SUPPLIED MATERIAL

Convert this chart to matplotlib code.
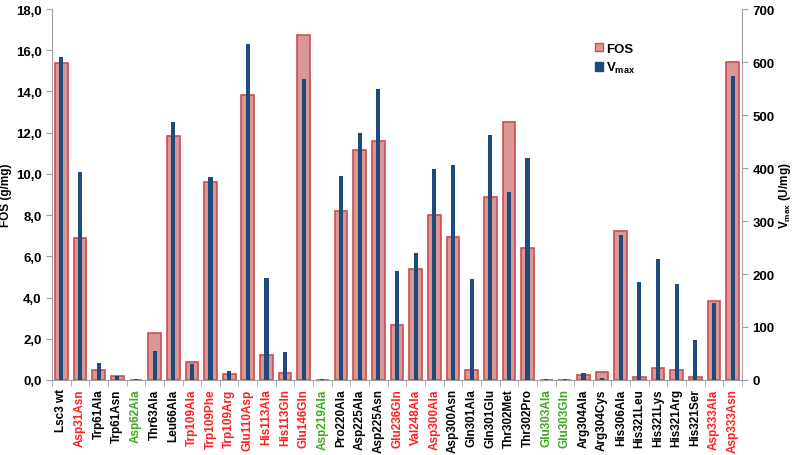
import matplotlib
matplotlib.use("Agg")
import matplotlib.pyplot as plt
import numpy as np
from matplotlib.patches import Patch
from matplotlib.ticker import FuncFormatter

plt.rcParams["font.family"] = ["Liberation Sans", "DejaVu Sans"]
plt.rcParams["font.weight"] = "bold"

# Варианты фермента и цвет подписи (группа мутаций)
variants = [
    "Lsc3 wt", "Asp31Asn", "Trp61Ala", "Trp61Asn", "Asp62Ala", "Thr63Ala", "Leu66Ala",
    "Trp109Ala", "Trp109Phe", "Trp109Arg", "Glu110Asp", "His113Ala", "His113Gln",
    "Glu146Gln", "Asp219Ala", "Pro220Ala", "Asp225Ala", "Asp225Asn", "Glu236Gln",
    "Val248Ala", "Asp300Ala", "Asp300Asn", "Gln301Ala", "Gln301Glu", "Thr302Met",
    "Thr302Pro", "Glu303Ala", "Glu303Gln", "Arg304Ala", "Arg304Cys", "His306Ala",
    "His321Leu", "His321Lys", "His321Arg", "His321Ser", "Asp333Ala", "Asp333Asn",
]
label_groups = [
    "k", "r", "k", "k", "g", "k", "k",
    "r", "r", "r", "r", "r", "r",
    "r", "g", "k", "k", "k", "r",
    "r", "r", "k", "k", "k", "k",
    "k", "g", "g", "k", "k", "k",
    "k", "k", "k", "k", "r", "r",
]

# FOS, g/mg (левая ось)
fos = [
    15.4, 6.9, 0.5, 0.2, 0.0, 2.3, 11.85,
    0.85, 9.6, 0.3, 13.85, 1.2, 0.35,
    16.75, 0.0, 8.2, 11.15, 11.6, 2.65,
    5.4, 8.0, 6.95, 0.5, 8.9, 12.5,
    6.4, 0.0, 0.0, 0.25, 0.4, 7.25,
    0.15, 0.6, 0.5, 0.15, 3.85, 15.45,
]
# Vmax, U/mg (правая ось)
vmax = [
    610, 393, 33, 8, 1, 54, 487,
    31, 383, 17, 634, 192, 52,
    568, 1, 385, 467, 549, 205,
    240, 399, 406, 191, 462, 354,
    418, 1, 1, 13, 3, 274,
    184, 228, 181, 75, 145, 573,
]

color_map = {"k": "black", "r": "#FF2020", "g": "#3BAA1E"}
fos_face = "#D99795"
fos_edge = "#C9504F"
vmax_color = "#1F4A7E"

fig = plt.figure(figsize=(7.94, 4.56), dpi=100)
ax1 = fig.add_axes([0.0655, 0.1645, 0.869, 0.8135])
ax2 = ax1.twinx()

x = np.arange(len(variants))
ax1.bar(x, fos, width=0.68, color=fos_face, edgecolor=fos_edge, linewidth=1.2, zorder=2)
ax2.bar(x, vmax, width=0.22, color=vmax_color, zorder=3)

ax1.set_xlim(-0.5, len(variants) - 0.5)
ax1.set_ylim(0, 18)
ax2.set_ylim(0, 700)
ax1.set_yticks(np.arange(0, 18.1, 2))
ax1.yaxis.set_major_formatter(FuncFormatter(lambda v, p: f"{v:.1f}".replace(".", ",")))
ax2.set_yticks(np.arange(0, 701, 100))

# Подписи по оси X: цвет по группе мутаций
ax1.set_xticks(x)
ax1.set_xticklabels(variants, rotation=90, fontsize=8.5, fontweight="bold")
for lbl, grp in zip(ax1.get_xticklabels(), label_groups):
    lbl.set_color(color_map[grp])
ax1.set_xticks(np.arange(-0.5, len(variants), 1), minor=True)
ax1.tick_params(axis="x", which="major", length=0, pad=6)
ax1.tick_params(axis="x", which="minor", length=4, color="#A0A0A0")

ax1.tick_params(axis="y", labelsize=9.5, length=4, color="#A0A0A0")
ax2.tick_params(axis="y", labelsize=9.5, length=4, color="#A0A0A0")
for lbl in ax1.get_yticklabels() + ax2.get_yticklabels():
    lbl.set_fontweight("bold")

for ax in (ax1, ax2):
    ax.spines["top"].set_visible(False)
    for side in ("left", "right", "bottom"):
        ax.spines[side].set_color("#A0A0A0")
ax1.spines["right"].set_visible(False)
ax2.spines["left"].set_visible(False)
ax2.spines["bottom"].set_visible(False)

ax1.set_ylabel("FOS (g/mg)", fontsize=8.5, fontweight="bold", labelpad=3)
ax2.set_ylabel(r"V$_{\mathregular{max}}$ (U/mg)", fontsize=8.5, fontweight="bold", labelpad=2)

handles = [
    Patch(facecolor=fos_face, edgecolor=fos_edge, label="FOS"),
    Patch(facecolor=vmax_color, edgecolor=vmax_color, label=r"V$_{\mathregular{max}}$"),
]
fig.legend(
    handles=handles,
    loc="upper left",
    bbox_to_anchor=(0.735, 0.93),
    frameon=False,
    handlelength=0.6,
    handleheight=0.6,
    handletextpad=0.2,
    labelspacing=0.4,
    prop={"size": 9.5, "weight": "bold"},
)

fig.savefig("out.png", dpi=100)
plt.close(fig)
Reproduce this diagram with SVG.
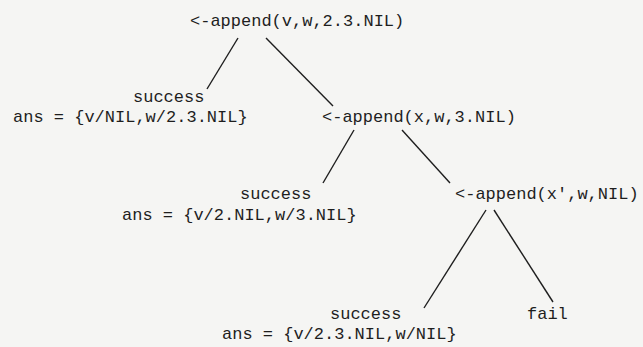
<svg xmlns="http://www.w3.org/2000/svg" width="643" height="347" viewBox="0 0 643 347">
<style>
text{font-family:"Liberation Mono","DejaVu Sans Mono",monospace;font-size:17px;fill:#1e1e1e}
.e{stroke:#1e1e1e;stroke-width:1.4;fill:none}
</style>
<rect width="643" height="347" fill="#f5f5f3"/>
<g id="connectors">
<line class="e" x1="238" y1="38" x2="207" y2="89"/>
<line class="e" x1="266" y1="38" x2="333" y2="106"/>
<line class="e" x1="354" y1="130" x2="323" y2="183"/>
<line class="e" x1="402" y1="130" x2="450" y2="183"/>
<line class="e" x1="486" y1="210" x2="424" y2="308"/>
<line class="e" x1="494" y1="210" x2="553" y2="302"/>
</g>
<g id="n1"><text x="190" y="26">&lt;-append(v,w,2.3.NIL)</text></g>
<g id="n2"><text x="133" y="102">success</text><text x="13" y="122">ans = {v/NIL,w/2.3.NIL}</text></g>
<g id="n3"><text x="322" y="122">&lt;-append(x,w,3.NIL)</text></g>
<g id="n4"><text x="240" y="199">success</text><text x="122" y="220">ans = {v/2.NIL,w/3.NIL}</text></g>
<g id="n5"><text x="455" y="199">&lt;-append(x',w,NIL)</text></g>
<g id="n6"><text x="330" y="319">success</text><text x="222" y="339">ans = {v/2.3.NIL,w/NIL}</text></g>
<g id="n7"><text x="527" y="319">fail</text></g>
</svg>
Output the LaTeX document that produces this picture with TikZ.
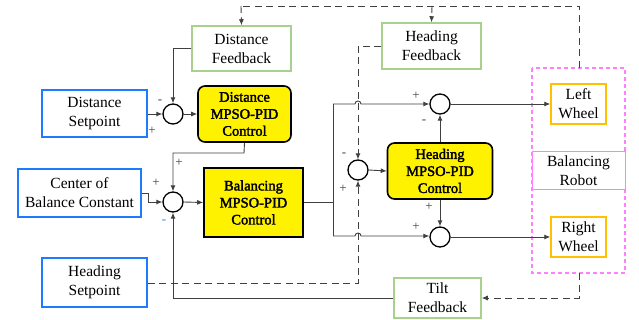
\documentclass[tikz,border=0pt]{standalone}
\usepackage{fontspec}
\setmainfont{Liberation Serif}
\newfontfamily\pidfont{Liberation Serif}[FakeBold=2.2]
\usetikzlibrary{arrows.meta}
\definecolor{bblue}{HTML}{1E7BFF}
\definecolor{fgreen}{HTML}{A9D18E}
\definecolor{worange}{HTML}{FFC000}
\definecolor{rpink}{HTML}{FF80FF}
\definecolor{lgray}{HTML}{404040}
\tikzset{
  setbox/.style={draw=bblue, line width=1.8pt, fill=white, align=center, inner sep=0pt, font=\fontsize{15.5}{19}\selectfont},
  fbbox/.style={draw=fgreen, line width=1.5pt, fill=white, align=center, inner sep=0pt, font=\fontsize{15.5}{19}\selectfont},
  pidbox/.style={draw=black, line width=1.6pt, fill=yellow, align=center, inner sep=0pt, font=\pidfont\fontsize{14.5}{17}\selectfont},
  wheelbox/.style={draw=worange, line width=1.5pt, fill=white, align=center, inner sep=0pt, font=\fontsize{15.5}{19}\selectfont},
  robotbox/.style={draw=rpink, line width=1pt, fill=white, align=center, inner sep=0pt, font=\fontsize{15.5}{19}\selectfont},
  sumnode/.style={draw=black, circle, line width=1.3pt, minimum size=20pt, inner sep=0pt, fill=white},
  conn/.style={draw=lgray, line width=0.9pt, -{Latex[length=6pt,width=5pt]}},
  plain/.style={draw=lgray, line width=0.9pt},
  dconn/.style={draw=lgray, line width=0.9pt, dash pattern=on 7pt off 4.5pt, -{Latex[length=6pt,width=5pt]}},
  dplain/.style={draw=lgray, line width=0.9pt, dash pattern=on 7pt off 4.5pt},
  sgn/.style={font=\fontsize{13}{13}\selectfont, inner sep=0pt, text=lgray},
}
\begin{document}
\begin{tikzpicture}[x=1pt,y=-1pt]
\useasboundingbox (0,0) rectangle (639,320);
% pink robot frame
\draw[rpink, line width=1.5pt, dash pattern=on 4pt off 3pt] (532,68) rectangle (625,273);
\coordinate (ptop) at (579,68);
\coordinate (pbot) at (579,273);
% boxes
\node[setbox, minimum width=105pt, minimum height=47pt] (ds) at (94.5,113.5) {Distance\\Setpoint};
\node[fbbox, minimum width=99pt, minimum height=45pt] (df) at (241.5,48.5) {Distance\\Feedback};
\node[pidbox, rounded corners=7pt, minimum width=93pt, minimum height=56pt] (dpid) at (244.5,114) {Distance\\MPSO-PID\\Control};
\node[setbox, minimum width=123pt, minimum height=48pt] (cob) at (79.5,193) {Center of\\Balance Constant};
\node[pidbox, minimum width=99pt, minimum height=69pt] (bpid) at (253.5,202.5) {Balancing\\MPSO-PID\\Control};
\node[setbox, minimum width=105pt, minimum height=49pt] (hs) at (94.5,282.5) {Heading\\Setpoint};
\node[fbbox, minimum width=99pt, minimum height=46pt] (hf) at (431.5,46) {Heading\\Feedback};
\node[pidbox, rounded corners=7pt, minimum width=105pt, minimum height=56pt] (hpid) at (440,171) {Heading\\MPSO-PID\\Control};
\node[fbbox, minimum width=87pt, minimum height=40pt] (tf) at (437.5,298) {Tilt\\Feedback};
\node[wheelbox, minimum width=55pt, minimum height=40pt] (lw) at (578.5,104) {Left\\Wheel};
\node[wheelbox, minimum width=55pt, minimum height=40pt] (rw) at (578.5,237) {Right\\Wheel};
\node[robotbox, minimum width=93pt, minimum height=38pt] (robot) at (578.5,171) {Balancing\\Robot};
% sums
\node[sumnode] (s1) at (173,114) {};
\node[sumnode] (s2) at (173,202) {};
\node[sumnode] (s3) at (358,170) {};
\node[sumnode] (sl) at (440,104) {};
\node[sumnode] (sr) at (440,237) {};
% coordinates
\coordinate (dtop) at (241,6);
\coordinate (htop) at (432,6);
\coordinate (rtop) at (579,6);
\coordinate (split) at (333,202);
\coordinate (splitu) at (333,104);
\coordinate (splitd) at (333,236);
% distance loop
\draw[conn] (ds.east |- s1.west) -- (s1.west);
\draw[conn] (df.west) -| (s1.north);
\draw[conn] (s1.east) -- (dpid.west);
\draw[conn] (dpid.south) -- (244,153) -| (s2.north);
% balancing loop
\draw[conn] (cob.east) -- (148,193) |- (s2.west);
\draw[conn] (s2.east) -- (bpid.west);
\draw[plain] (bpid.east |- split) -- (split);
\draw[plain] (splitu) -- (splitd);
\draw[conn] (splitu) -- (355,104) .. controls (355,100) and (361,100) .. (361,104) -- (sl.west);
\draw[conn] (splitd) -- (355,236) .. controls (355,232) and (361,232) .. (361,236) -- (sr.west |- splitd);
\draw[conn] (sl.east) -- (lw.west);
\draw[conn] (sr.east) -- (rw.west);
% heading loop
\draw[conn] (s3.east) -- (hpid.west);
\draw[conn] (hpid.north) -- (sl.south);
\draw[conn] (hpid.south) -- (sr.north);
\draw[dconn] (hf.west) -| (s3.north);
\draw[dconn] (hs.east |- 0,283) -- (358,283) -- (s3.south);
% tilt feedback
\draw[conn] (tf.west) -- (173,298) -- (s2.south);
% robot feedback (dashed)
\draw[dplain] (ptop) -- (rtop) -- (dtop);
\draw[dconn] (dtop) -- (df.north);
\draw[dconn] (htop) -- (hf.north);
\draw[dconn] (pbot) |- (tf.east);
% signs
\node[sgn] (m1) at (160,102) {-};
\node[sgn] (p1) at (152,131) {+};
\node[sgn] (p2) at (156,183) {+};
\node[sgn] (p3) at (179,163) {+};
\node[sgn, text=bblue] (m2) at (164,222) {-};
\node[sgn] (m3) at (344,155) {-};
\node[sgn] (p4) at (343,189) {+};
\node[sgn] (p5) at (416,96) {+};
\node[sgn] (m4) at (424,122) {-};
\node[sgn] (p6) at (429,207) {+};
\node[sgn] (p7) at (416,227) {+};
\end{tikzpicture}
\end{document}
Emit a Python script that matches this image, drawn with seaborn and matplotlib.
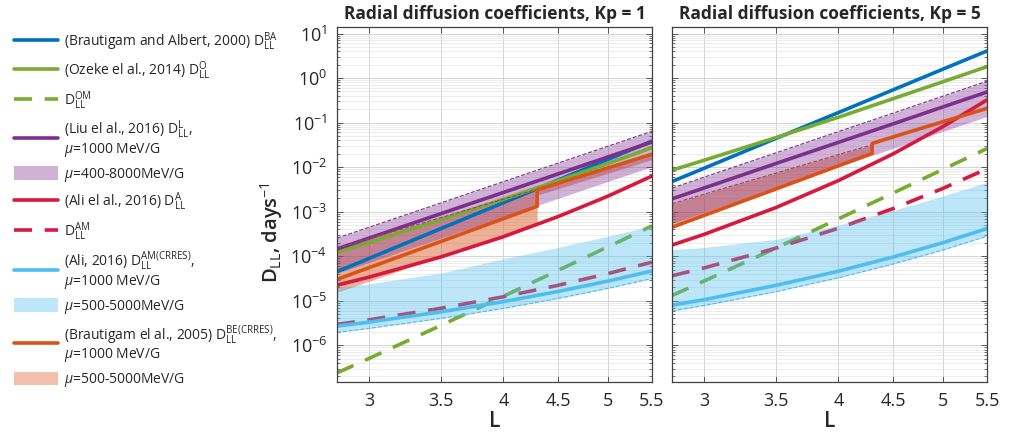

SHORT TASK
Report only the count of lines that include the string "with".

SOLUTION BELOW
3